Um, in case you haven't heard, American cell phone customers pay for airtime on outgoing AND incoming calls.
10 years ago, I thought it was a Bad Thing. Now, I think it was ultimately a Good Thing. Why? Because the people who bore the costs were the cellco's customers, so we exerted direct pressure on our carriers to include more minutes of airtime and/or make nights/weekends/incoming calls (or at least the first minute) free. Nowadays, a typical American cellular customer pays about $50/month for service that, for all intents and purposes, is almost flat-rate. Contrast that with Europe, where the cost to call mobile numbers is set by faceless bureaucrats who are accountable mainly to the carriers themselves, and there's no incentive (or possibly even a legal way) for individual carriers to reduce the cost of incoming calls and use it as a competitive advantage over others. The net result is that a frugal person who rarely makes outgoing mobile calls can get much cheaper service in Europe, but Americans who pay 2-3x as much can basically use their phones all day (or at least all night/weekend) until the battery runs out with little risk of getting a big bill at the end of the month.

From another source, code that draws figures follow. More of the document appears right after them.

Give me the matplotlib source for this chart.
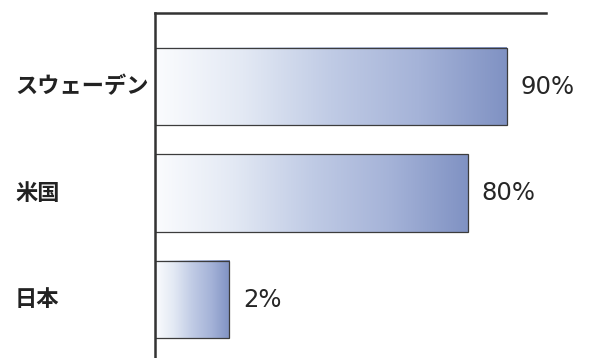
import numpy as np
import matplotlib
matplotlib.use("Agg")
import matplotlib.pyplot as plt
from matplotlib.colors import LinearSegmentedColormap
from matplotlib.patches import Rectangle
from matplotlib.transforms import blended_transform_factory

countries = ["スウェーデン", "米国", "日本"]
values = [90, 80, 2]
value_labels = ["90%", "80%", "2%"]

# the original keeps tiny bars at a visible minimum width
min_width = 19
bar_h = 0.73

plt.rcParams['font.family'] = ['Noto Sans CJK JP', 'DejaVu Sans']

fig = plt.figure(figsize=(5.92, 3.58), dpi=100)
ax = fig.add_axes([155/592, 0, (546-155)/592, 1 - 12.5/358])

cmap = LinearSegmentedColormap.from_list(
    "fade", ["#fbfcfe", "#e3e9f4", "#c0cbe5", "#a5b3d8", "#8092c3"])
grad = np.linspace(0, 1, 256).reshape(1, -1)

for i, (name, v) in enumerate(zip(countries, values)):
    w = max(v, min_width)
    ax.imshow(grad, cmap=cmap, aspect='auto', interpolation='bilinear',
              extent=[0, w, i + bar_h/2, i - bar_h/2], zorder=1)
    ax.add_patch(Rectangle((0, i - bar_h/2), w, bar_h, fill=False,
                           edgecolor='#3c3c3c', linewidth=0.9, zorder=2))
    ax.annotate(value_labels[i], (w, i), xytext=(10, 0), textcoords='offset points',
                va='center', ha='left', fontsize=17.5, color='#262626',
                family='DejaVu Sans')

ax.set_xlim(0, 100)
ax.set_ylim(2.549, -0.695)

trans = blended_transform_factory(fig.transFigure, ax.transData)
for i, name in enumerate(countries):
    ax.text(15/592, i, name, transform=trans, ha='left', va='center',
            fontsize=16, fontweight='bold', color='#222222')

for s in ['right', 'bottom']:
    ax.spines[s].set_visible(False)
ax.spines['left'].set_linewidth(1.8)
ax.spines['top'].set_linewidth(1.8)
ax.spines['left'].set_color('#333333')
ax.spines['top'].set_color('#333333')
ax.set_xticks([])
ax.set_yticks([])

fig.savefig("out.png", dpi=100)
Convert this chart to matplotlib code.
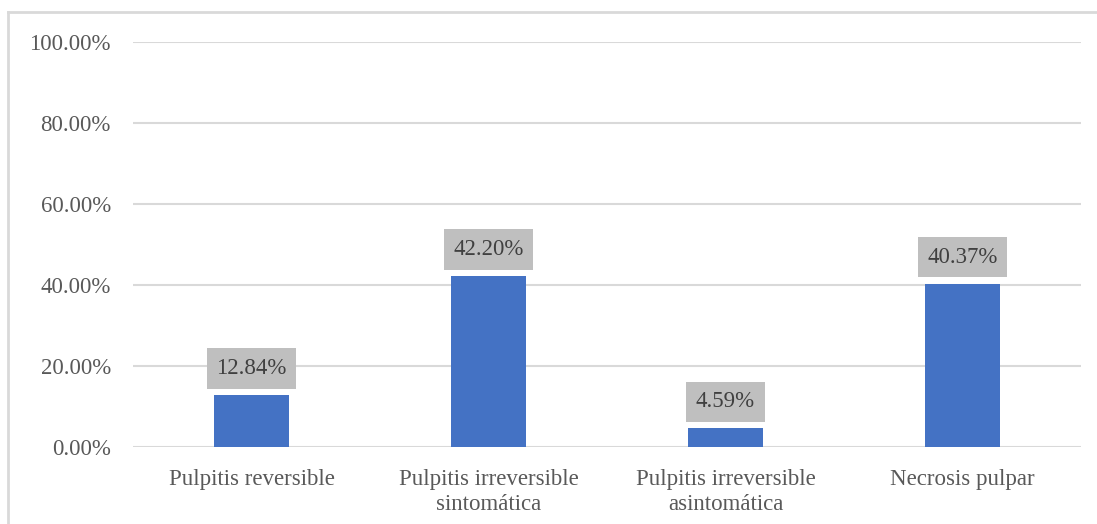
import matplotlib
matplotlib.use("Agg")
import matplotlib.pyplot as plt
from matplotlib.lines import Line2D
from matplotlib.ticker import FuncFormatter

categories = ["Pulpitis reversible", "Pulpitis irreversible\nsintomática",
              "Pulpitis irreversible\nasintomática", "Necrosis pulpar"]
values = [12.84, 42.20, 4.59, 40.37]
yticks = [0, 20, 40, 60, 80, 100]

plt.rcParams['font.family'] = ['Liberation Serif', 'DejaVu Serif']
W, H = 1097, 524
fig = plt.figure(figsize=(W / 100, H / 100), dpi=100)
ax = fig.add_axes([133 / W, (H - 447) / H, (1080.5 - 132.5) / W, (447 - 42) / H])

text_color = '#595959'
grid_color = '#D9D9D9'
bar_color = '#4472C4'

x = list(range(len(categories)))
ax.bar(x, values, width=0.32, color=bar_color, zorder=3)
ax.set_xlim(-0.5, len(categories) - 0.5)
ax.set_ylim(0, 100)
ax.set_yticks(yticks)
ax.yaxis.set_major_formatter(FuncFormatter(lambda v, p: f"{v:.2f}%"))
ax.set_xticks(x)
ax.set_xticklabels(categories, linespacing=1.25)
ax.tick_params(axis='y', length=0, pad=16, labelsize=16.5, labelcolor=text_color)
ax.tick_params(axis='x', length=0, pad=16, labelsize=16.5, labelcolor=text_color)
for s in ax.spines.values():
    s.set_visible(False)
ax.grid(axis='y', color=grid_color, linewidth=1.5, zorder=0)
ax.set_axisbelow(True)

for xi, v in zip(x, values):
    ax.annotate(f"{v:.2f}%", xy=(xi, v), xytext=(0, 11.5), textcoords='offset points',
                ha='center', va='bottom', fontsize=16.5, color='#404040',
                bbox=dict(boxstyle='square,pad=0.42', fc='#BFBFBF', ec='none'), zorder=4)

# outer chart border (partially visible)
fig.add_artist(Line2D([8 / W, 1], [1 - 12 / H, 1 - 12 / H], color=grid_color, lw=2, transform=fig.transFigure))
fig.add_artist(Line2D([8 / W, 8 / W], [0, 1 - 12 / H], color=grid_color, lw=2, transform=fig.transFigure))

fig.savefig("out.png", dpi=100)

I just set up Asterisk to answer all my calls. Then it says
:)
"Hello, thank you for calling Blah & Bo. If you want Blah, press 1. If you want Bo, press 2"
I get about 10-15 calls a day that hang up before even 2 seconds of the automated prompt. And these tend to call the same time each and everyday, until they give up a week or two later.
I get NO telemarketers, EVER, as they don't really have keypads AFAIK. When once was upgrading the Asterisk machine, it was down for 2 hours. I managed to get 2 telemarketers. I just told them to call back in the evening as I had no time. Guess what? Asterisk was up by then and they never got through!
I wish I had the iPhone's "Visual Voicemail", since then I could selectively listen to the important message and delete all the, "Hi. its me. call me back" messages that are redundant with the missed call log.
That is the killer app on the iPhone. It's the single reason I bought the thing. It has lived up to my expectations, too.
Seth
$5 / month hosted VPS on linux = awesome!
Since this is a real-time negotiation taking place, it will be much easier to include a challenge/response in the "handshake" portion of the connection.
Unlike, email (which gets queued), voice requires an instant connection between endpoints. If you simply used an audio captcha ("Hi, please say my first name after the beep to be connected..."), you can create a hurdle that has to be overcome immediately. Using VOX/IVR technology would easily create an AI nightmare for potential "SPITers". Add a short timeout (like 10 seconds or [with a few retries]) and then dump the dubious caller.
Corporations do it to us all the time when we call customer service "I'm sorry, that's not a valid option. Goodbye".
Don't think that a small group of dedicated individuals can't change the world. It's the only thing that ever has.